In response, the Left has been pulling out all the stops, from director Paul Feig accusing his film’s detractors of misogyny to others claiming that the original Ghostbusters is “mediocre.” This is a classic gaslighting tactic by profaners from Pussy Riot to Chuck Klosterman: attack a beloved symbol, get people riled up, then ridicule them for getting upset. “God, it’s just a movie. Stop taking it so seriously.”
Well, you can’t punch someone in the face and claim it’s a kiss, and you can’t spend millions of dollars creating a Marxist funhouse movie reboot and claim it’s no big deal. The original Ghostbusters is to cinema what Talking Heads is to music: something that everyone—young and old, Black and White, hipster and normie—can enjoy.

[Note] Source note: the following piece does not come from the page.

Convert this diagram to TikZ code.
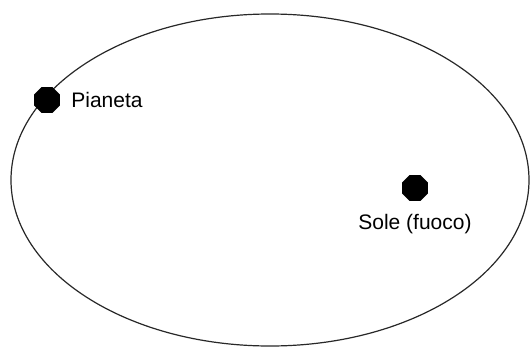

It may just be a comedy, but it’s a well-rounded and funny one that sprang from an original idea (the film’s premise was based in part off of Dan Aykroyd’s paranormal research).
Feminist Ghostbusters has none of this. There’s zero freshness in the plot, zero warmth in the characters, and zero mirth in the dialogue. At best, it’s a rancid cash-in on an iconic film franchise; at worst, it’s an open assault on White men. Don’t waste your time with it.